Aditya Sehgal
Aditya Sehgal

Reputation: 2893

Does endianess matter when reading N bits from unsigned char

I am trying to read a sequence of bits received from network (in a pre-defined format) and was wondering do we have to take care of endianees.

For example, the pre-defined format says that starting from most significant bit the data received would look like this

 |R||  11 bits data||20 bits data||16 bits data| where R is reserved and ignored.

My questions is while extracting do I have to take care of endianess or can I just do

u16 first_11_bits = *(u16 *)data & 0x7FF0) >>4
u32 20_bits_data  = *(u32 *)data & 0x000FFFFF)

Upvotes: 0

Views: 146

Answers (3)

Art
Art

Reputation: 20402

What kind of network? IP is defined in terms of bytes so whatever order the bit stream happens to be in the underlying layers has been abstracted away from you and you receive the bits in the order that your CPU understands them. Which means that the abstraction that C provides you to access those bits is portable. Think in terms of shifting left or right in C. Whatever the endianness is in the CPU the direction and semantics of shifting in C doesn't change.

So the question is: how is the data encoded into a byte stream by the other end? However the other end encodes the data should be the way you decode it. If they just shove bits into one byte and send that byte over the network, then you don't need to care. If they put bits into one int16 and then send it in network byte order, then you need to worry endianness of that int16. If they put the bits into an int32 and send that, then you need to worry about endianness of that int32.

Upvotes: 1

David Schwartz
David Schwartz

Reputation: 182885

u16 first_11_bits = *(u16 *)data & 0x7FF0) >>4
u32 20_bits_data  = *(u32 *)data & 0x000FFFFF)

This is UB. Either data points to a u16 or it points to a u32. It can't point to both. This isn't an endianess issue, it's just an invalid access. You must access for read through the same pointer type you accessed for write. Whichever way you wrote it, that's how you read it. Then you can do bit operations on the value you read back, which will be the same as the value you wrote.

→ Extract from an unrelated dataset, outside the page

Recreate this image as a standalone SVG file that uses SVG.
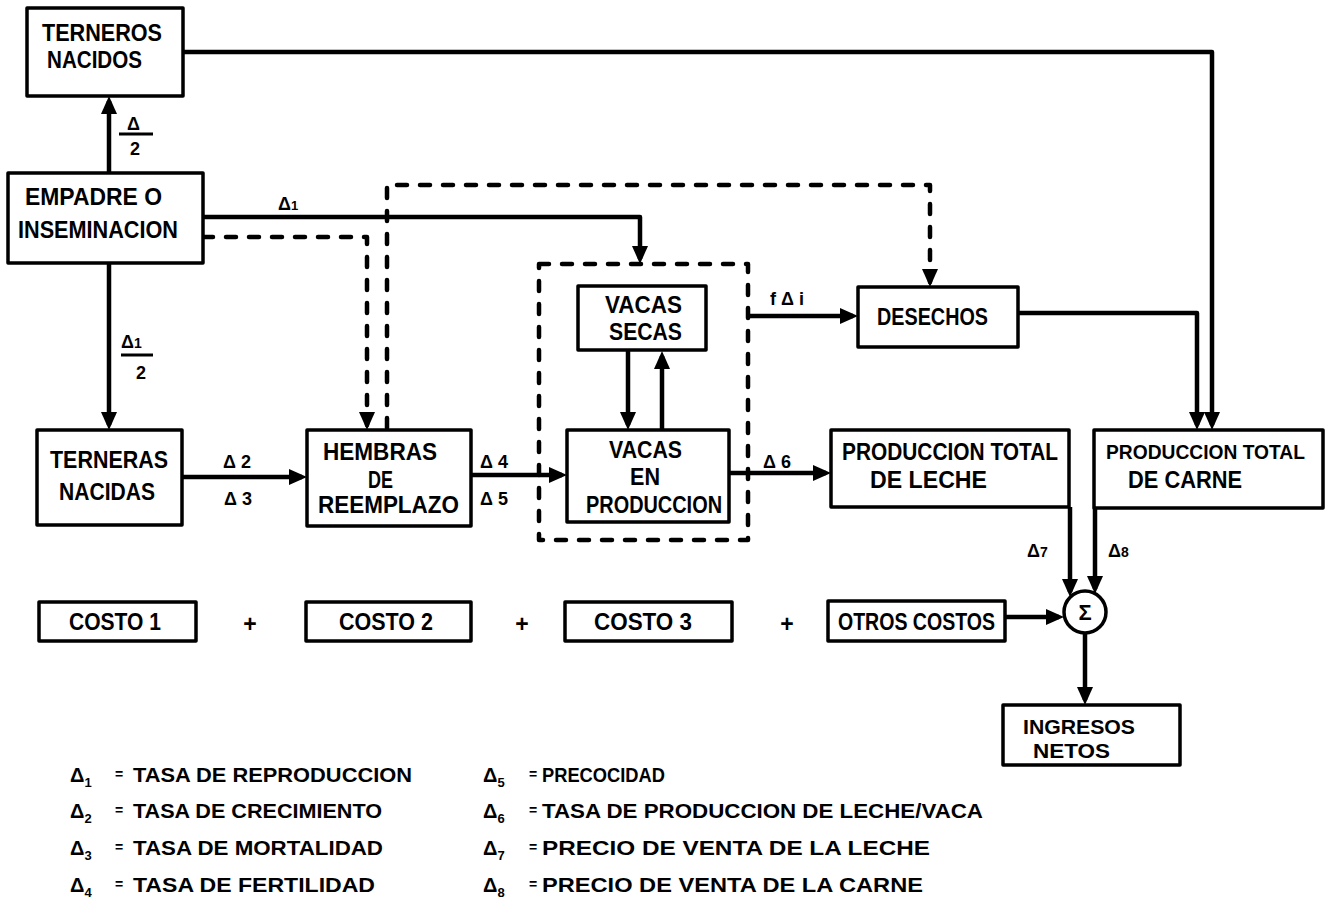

One way this can go wrong is that the compiler is free to assume that a write through a u32 * won't affect a value read through a u16 *. So the write may be to memory but the read may be from a value cached in a register. This has broken real-world code.

For example:

u16 i = * (u16 *) data;
* (u32 *) data = 0;
u16 j = * (u16 *) data;

The compiler is free to treat the last line as u16 j = i;. It last read i the very same way, and it is free to assume that a write to a u32 * can't affect the result of a read from a u16 *.

Upvotes: 0

user694733
user694733

Reputation: 16047

Yes, you will always need to worry about endianness when reading/writing to external resource (file, network, ...). But it has nothing to do with the bit operations.

Casting directly (u16 *)data is not portable way to do things.

I recommend having functions to convert data to native types, before doing bit operations.